▶ **The problem**:
Exactly reproduce the lines that run from the one containing "Output the Python" through the one containing "import pandas as pd", ends included, with no pictures.

▶ **Available data**:

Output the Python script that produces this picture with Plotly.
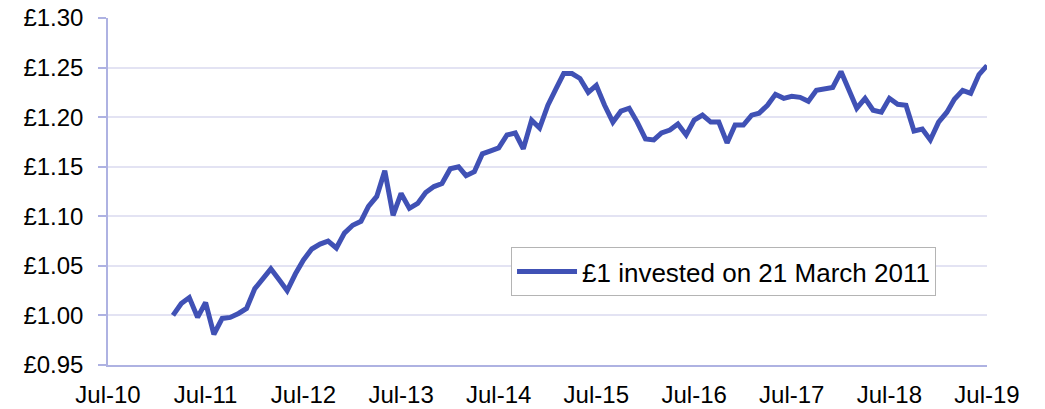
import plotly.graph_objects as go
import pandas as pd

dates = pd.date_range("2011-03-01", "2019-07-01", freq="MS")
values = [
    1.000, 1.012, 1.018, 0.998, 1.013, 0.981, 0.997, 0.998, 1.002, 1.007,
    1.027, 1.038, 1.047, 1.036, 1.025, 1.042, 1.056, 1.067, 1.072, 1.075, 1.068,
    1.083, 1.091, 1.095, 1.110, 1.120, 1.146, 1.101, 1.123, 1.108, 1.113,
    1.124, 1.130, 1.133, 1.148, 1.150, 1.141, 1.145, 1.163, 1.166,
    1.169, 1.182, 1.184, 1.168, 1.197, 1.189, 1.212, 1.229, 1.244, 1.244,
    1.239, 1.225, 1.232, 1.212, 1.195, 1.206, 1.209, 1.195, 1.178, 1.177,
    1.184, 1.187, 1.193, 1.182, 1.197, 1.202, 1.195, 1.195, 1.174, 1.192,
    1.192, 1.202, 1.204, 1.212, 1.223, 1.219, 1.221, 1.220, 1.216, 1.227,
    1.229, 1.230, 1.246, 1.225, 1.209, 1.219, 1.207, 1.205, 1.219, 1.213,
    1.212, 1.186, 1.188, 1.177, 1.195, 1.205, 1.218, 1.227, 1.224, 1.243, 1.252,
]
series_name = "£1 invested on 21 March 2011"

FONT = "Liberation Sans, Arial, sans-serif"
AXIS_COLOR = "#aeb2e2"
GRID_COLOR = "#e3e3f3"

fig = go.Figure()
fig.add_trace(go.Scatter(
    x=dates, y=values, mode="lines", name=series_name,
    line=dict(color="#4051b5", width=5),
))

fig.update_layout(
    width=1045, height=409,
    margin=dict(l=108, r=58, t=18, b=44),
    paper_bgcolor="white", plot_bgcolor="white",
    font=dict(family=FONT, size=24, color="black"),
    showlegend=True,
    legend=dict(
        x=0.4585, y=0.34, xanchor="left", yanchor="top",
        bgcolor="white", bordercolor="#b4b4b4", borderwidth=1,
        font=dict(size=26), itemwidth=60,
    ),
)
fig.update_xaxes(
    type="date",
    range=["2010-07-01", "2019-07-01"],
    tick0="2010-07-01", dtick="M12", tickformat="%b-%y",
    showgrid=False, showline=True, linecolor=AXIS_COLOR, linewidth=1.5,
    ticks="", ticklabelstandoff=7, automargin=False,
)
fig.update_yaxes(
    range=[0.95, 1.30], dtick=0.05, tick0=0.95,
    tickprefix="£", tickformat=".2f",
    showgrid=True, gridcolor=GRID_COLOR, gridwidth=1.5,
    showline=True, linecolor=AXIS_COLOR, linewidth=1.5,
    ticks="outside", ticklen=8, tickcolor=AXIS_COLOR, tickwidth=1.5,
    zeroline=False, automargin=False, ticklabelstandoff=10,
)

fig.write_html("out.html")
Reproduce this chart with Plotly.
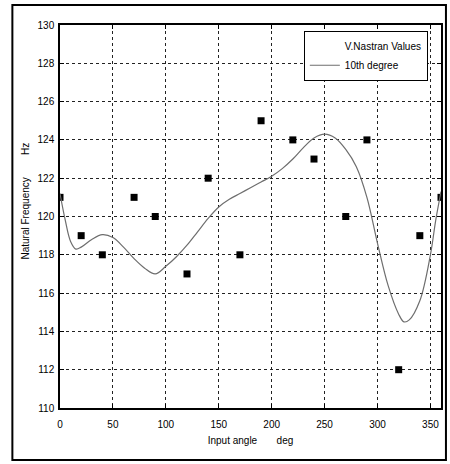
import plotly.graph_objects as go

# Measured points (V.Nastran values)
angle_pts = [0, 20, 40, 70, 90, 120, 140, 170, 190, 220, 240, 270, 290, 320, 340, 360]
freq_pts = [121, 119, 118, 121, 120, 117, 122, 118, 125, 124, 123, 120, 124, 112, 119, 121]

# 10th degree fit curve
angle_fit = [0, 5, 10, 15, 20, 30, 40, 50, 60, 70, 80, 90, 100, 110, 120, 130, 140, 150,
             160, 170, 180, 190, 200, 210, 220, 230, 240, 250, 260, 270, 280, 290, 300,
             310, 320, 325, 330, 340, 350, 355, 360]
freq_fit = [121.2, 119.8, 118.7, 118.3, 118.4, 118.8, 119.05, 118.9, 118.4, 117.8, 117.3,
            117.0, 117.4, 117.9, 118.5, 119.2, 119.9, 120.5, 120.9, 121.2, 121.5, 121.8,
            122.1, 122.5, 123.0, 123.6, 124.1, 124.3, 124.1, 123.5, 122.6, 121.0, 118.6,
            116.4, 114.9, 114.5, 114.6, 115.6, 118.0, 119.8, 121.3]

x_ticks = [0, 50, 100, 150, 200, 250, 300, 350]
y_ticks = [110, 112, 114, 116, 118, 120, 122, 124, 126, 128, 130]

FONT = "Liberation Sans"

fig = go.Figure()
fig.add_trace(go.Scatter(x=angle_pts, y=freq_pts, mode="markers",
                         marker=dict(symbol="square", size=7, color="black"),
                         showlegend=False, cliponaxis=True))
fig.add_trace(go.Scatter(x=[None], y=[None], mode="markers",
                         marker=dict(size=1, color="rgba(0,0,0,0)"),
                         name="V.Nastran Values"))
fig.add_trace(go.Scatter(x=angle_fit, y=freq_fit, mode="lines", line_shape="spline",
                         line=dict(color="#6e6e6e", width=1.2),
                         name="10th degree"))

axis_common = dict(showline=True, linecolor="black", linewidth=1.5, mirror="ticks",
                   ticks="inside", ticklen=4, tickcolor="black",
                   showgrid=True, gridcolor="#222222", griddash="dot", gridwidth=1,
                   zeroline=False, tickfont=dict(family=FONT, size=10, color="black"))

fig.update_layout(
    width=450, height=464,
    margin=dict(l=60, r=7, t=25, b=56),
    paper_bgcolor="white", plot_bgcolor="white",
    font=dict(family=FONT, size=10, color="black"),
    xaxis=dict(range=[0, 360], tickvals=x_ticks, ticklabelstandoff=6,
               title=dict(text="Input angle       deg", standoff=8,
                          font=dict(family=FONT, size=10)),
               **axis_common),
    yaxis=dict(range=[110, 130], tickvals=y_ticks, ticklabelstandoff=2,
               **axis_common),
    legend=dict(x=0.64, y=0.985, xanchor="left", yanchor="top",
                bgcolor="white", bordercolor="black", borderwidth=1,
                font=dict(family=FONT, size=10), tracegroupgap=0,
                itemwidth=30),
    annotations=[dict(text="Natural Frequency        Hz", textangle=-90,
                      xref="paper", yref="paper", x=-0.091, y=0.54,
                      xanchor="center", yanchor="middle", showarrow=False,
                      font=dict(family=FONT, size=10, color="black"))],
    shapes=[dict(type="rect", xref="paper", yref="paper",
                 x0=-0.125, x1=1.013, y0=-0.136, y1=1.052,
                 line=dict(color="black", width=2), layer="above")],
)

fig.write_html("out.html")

...

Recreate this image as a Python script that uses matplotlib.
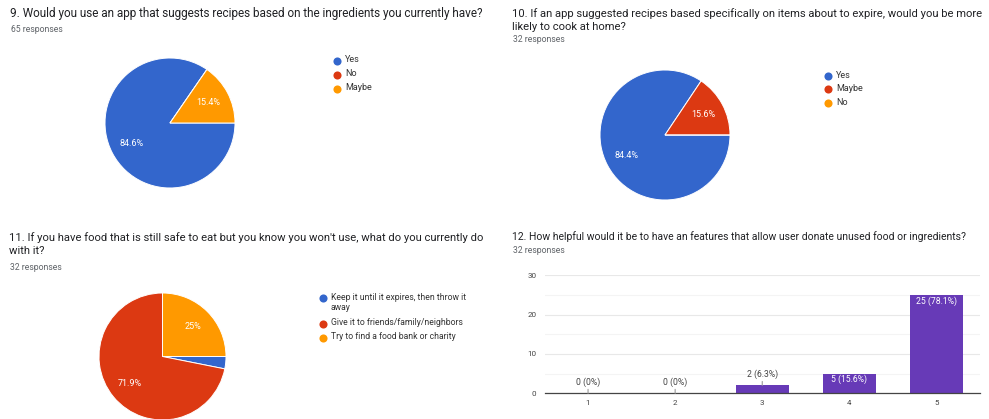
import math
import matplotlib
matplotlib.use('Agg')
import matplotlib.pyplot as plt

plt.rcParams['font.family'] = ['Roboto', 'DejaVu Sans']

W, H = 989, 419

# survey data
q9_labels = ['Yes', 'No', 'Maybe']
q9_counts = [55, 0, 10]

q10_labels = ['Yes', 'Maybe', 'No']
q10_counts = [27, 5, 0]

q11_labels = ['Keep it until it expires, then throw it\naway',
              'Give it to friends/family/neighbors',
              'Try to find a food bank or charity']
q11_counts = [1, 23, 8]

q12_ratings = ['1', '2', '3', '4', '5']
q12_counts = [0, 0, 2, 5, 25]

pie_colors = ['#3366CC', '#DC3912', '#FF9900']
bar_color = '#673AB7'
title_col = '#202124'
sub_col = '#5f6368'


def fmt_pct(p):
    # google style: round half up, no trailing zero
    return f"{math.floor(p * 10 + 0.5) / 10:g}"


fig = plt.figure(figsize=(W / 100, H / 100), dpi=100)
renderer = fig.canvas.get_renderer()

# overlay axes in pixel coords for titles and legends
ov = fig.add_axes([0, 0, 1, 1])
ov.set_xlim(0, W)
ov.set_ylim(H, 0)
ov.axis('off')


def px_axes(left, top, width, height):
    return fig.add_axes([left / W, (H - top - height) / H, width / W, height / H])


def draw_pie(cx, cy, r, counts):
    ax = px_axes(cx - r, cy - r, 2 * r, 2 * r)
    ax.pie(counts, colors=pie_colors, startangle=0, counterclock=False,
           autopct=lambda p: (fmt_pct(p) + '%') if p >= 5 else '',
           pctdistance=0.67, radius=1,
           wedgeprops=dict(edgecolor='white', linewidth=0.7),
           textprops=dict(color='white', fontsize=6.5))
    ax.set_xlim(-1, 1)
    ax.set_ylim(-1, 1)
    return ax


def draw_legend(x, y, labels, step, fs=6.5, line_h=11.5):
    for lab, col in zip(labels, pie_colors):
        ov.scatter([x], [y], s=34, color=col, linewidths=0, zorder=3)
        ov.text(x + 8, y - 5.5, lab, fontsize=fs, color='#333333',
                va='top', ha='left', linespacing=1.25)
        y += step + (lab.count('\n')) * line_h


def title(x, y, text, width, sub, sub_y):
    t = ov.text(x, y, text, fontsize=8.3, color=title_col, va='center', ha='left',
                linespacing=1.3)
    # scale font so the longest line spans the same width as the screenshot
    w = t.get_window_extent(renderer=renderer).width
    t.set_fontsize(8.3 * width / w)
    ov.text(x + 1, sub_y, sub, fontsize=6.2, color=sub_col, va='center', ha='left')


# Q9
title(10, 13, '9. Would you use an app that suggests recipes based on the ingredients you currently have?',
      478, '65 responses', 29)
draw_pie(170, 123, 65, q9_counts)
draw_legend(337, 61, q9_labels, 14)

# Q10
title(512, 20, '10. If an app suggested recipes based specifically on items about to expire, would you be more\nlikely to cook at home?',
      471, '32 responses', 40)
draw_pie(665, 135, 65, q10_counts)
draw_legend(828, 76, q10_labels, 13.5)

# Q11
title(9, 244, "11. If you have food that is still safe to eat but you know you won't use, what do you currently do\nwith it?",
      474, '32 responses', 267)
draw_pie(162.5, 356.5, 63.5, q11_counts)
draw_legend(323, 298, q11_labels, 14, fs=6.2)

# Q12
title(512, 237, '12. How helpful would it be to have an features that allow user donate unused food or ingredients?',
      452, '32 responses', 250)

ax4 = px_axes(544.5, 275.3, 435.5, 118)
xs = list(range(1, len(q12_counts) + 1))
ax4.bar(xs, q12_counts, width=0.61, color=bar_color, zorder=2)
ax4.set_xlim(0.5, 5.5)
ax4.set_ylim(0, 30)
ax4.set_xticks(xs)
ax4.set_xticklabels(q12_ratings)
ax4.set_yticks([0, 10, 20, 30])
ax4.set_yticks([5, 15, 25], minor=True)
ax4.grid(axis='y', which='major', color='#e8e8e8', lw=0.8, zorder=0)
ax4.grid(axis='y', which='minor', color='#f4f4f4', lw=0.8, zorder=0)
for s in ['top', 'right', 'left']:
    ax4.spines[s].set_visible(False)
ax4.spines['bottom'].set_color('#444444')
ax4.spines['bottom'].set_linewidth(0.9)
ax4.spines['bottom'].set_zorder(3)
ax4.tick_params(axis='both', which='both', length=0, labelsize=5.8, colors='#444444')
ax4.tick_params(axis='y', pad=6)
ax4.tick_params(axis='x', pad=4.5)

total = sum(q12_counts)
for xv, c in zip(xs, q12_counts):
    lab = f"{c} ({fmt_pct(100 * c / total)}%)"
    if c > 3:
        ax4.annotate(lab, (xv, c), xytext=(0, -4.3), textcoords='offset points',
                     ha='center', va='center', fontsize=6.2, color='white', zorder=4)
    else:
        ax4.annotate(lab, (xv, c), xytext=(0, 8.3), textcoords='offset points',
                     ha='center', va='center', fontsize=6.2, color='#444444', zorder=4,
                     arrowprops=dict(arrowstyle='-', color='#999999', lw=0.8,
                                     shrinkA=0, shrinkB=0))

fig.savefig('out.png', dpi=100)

▶ **Output below**:
Output the Python script that produces this picture with Plotly.
import plotly.graph_objects as go
import pandas as pd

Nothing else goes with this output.